Ketua Kajian ekologi dan konservasi lahan basah atau Ecological Observation and Wetlands Conservation (Ecoton) Prigi Arisandi mengapresiasi langkah Yunita. Namun,  sampah diapers merupakan kategori residu. Sesuai Undang Undang Nomor 18 tahun 2008 tentang Pengelolaan Penanganan sampah residu, katanya, menjadi tanggung jawab pemerintah.

Sampah residu, ujar Prigi, tak bisa diolah untuk daur ulang. Lantaran sampah itu berbahaya bagi lingkungan dan kesehatan. Secara teknis, katanya, diapers ditangani di Tempat Pembuangan Sampah (TPA) dengan teknik sanitary landfill. “Seharusnya tak dimanfaatkan.

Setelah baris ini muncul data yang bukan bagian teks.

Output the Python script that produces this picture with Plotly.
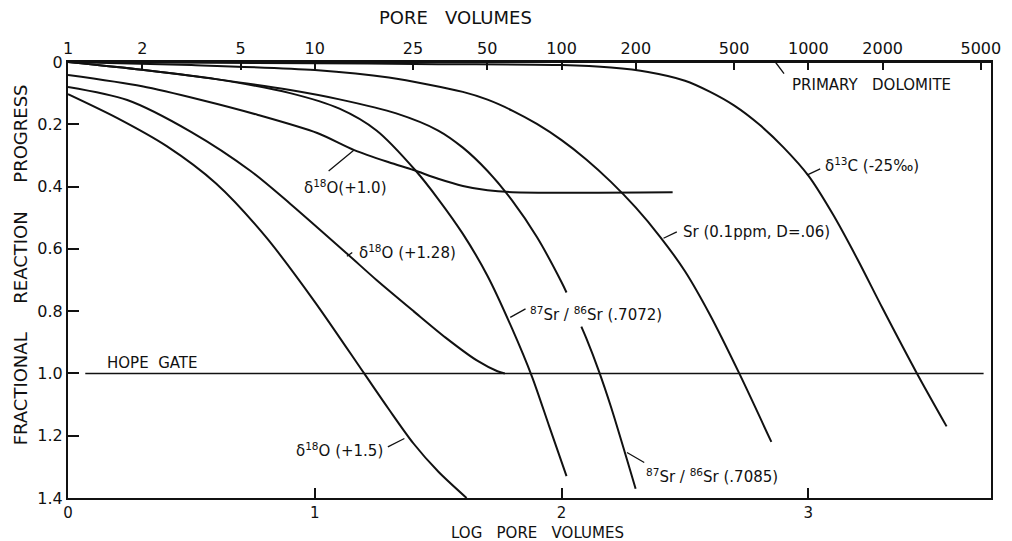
import numpy as np
import plotly.graph_objects as go

# ---------------- data ----------------
# x = log10(pore volumes), y = fractional reaction progress
o15_x = [0, 0.2, 0.4, 0.6, 0.8, 1.0, 1.2, 1.3, 1.4, 1.5, 1.615]
o15_y = [0.103, 0.18, 0.27, 0.39, 0.56, 0.77, 1.0, 1.115, 1.225, 1.315, 1.4]

o128_x = [0, 0.24, 0.5, 0.74, 0.9, 1.13, 1.25, 1.4, 1.53, 1.66, 1.74, 1.77]
o128_y = [0.08, 0.122, 0.225, 0.35, 0.455, 0.615, 0.70, 0.80, 0.885, 0.96, 0.993, 1.0]

o10_x = [0, 0.3, 0.54, 0.77, 1.01, 1.16, 1.3, 1.4, 1.5, 1.6, 1.7, 1.8, 2.45]
o10_y = [0.042, 0.078, 0.122, 0.17, 0.228, 0.283, 0.322, 0.347, 0.375, 0.398, 0.412, 0.418, 0.418]

sr7072_x = [0, 0.3, 0.6, 0.9, 1.1, 1.25, 1.41, 1.5, 1.6, 1.7, 1.8, 1.88, 1.95, 2.02]
sr7072_y = [0, 0.025, 0.055, 0.1, 0.15, 0.22, 0.35, 0.44, 0.552, 0.687, 0.857, 1.01, 1.17, 1.33]

sr7085_x = [0, 0.3, 0.6, 0.9, 1.1, 1.33, 1.5, 1.6, 1.7, 1.8, 1.9, 2.0, 2.02, None, 2.08, 2.1, 2.15, 2.2, 2.3]
sr7085_y = [0, 0.025, 0.055, 0.09, 0.12, 0.165, 0.22, 0.275, 0.35, 0.445, 0.562, 0.707, 0.74, None, 0.85, 0.887, 0.99, 1.107, 1.37]

sr_x = [0, 0.5, 1.0, 1.3, 1.6, 1.7, 1.8, 1.9, 2.0, 2.1, 2.2, 2.3, 2.4, 2.5, 2.6, 2.72, 2.85]
sr_y = [0, 0.01, 0.026, 0.05, 0.096, 0.121, 0.156, 0.199, 0.251, 0.313, 0.385, 0.467, 0.562, 0.672, 0.81, 1.0, 1.22]

c13_x = [0, 1.0, 1.5, 2.0, 2.2, 2.35, 2.5, 2.6, 2.7, 2.8, 2.9, 3.0, 3.1, 3.2, 3.3, 3.44, 3.56]
c13_y = [0, 0.004, 0.007, 0.01, 0.018, 0.032, 0.06, 0.095, 0.14, 0.2, 0.275, 0.365, 0.49, 0.635, 0.79, 1.0, 1.17]

dolo_x = [0, 3.74]
dolo_y = [0, 0]

hope_x = [0.07, 3.71]
hope_y = [1.0, 1.0]

bottom_ticks = [0, 1, 2, 3]
left_ticks = [0, 0.2, 0.4, 0.6, 0.8, 1.0, 1.2, 1.4]
left_labels = ["0", "0.2", "0.4", "0.6", "0.8", "1.0", "1.2", "1.4"]
top_labels = [1, 2, 5, 10, 25, 50, 100, 200, 500, 1000, 2000, 5000]

NB = "\u00a0"
# labels: text, text anchor (x, y), leader from (x0, y0) to (x1, y1)
labels = [
    ("PRIMARY" + NB * 3 + "DOLOMITE", 3.255, 0.074, "center", (2.866, 0.0), (2.906, 0.042)),
    ("δ<sup>13</sup>C" + NB + "(-25‰)", 3.06, 0.33, "left", (2.994, 0.363), (3.054, 0.341)),
    ("Sr" + NB + "(0.1ppm," + NB + "D=.06)", 2.485, 0.545, "left", (2.413, 0.566), (2.473, 0.543)),
    ("<sup>87</sup>Sr" + NB + "/" + NB + "<sup>86</sup>Sr" + NB + "(.7072)", 1.864, 0.81, "left", (1.792, 0.82), (1.86, 0.79)),
    ("<sup>87</sup>Sr" + NB + "/" + NB + "<sup>86</sup>Sr" + NB + "(.7085)", 2.333, 1.33, "left", (2.265, 1.254), (2.341, 1.289)),
    ("δ<sup>18</sup>O(+1.0)", 0.95, 0.40, "left", (1.158, 0.283), (1.05, 0.354)),
    ("δ<sup>18</sup>O" + NB + "(+1.28)", 1.17, 0.61, "left", (1.13, 0.624), (1.158, 0.608)),
    ("δ<sup>18</sup>O" + NB + "(+1.5)", 1.283, 1.245, "right", (1.363, 1.209), (1.29, 1.238)),
    ("HOPE" + NB * 2 + "GATE", 0.148, 0.965, "left", None, None),
]

FONT = "DejaVu Sans"
BLACK = "#111111"

fig = go.Figure()
curves = [
    (o15_x, o15_y), (o128_x, o128_y), (o10_x, o10_y),
    (sr7072_x, sr7072_y), (sr7085_x, sr7085_y), (sr_x, sr_y),
    (c13_x, c13_y), (dolo_x, dolo_y),
]
for cx, cy in curves:
    fig.add_trace(go.Scatter(x=cx, y=cy, mode="lines", connectgaps=False,
                             line=dict(color=BLACK, width=2, shape="spline", smoothing=0.8),
                             hoverinfo="skip", showlegend=False))
fig.add_trace(go.Scatter(x=hope_x, y=hope_y, mode="lines",
                         line=dict(color=BLACK, width=1.5), showlegend=False, hoverinfo="skip"))
# invisible trace so that the top axis is drawn
fig.add_trace(go.Scatter(x=[0], y=[0], xaxis="x2", mode="markers",
                         marker=dict(opacity=0), showlegend=False, hoverinfo="skip"))

for text, tx, ty, anchor, p0, p1 in labels:
    fig.add_annotation(x=tx, y=ty, xref="x", yref="y", text=text, showarrow=False,
                       xanchor=anchor, yanchor="middle",
                       font=dict(family=FONT, size=15, color=BLACK))
    if p0 is not None:
        fig.add_annotation(x=p0[0], y=p0[1], ax=p1[0], ay=p1[1], xref="x", yref="y",
                           axref="x", ayref="y", text="", showarrow=True, arrowhead=0,
                           arrowwidth=1.3, arrowcolor=BLACK)

XMAX = 3.74
fig.update_layout(
    width=1012, height=541,
    margin=dict(l=68, r=11, t=62, b=43),
    paper_bgcolor="white", plot_bgcolor="white",
    font=dict(family=FONT, size=16, color=BLACK),
    xaxis=dict(range=[0, XMAX], tickvals=bottom_ticks, ticktext=[str(t) for t in bottom_ticks],
               ticks="inside", ticklen=10, tickwidth=1.5, tickcolor=BLACK,
               showline=True, linewidth=2, linecolor=BLACK, showgrid=False, zeroline=False,
               tickfont=dict(size=15)),
    xaxis2=dict(range=[0, XMAX], overlaying="x", side="top", anchor="y",
                tickvals=list(np.log10(top_labels)), ticktext=[str(t) for t in top_labels],
                ticks="inside", ticklen=8, tickwidth=1.5, tickcolor=BLACK,
                showline=True, linewidth=2, linecolor=BLACK, showgrid=False, zeroline=False,
                tickfont=dict(size=16)),
    yaxis=dict(range=[1.4, 0], tickvals=left_ticks, ticktext=left_labels,
               ticks="inside", ticklen=11, tickwidth=1.5, tickcolor=BLACK,
               showline=True, mirror=True, linewidth=2, linecolor=BLACK,
               showgrid=False, zeroline=False, tickfont=dict(size=16)),
)

fig.add_annotation(text="PORE" + NB * 3 + "VOLUMES", xref="paper", yref="paper",
                   x=0.42, y=1.101, showarrow=False, xanchor="center", yanchor="middle",
                   font=dict(family=FONT, size=18, color=BLACK))
fig.add_annotation(text="LOG" + NB * 3 + "PORE" + NB * 3 + "VOLUMES", xref="paper", yref="paper",
                   x=0.509, y=-0.081, showarrow=False, xanchor="center", yanchor="middle",
                   font=dict(family=FONT, size=15, color=BLACK))
fig.add_annotation(text="FRACTIONAL" + NB * 5 + "REACTION" + NB * 5 + "PROGRESS",
                   xref="paper", yref="paper", x=-0.0514, y=0.535, textangle=-90,
                   showarrow=False, xanchor="center", yanchor="middle",
                   font=dict(family=FONT, size=18, color=BLACK))

fig.write_html("out.html")
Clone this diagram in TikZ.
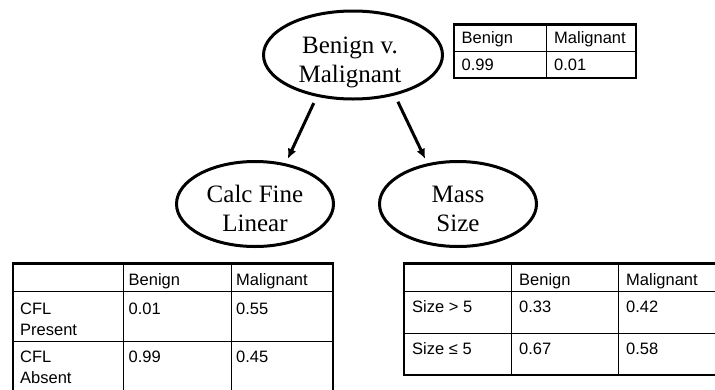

Sampah residu secara lingkungan dan kesehatan bahaya,” katanya.

Yunita Lestari Ningsih mengajarkan kepada pemuda karang taruna dan kader posyandu mengolah diapes bekas menjadi aneka jenis kriya bernilai seni. (Foto : dokumen Yunita Lestari Ningsih).

Diapers tak bisa ditangani dengan cara open dumping, lantaran gel akan melubar menembus tanah dan mencemari air tanah dan sungai jadi harus ada perlakuan khusus. Dia menekankan prinsip kehati-hatian dalam menangani popok sekali pakai, tak boleh sembrono. “Pemerintah lalai, membiarkan sampah diapers,” kata Prigi.

Prigi meminta pemerintah mengevaluasi atau mengingatkan tak boleh mengolah diapers karena sesuai peraturan. Tak boleh. “Hasilnya, tak sebanding dengan dampak kesehatan dan lingkungan,” ujarnya.

Untuk menangani residu seperti diapers, Prigi meminta pemerintah menyediakan kontainer khusus menampungnya. Lantas ditangani di TPA.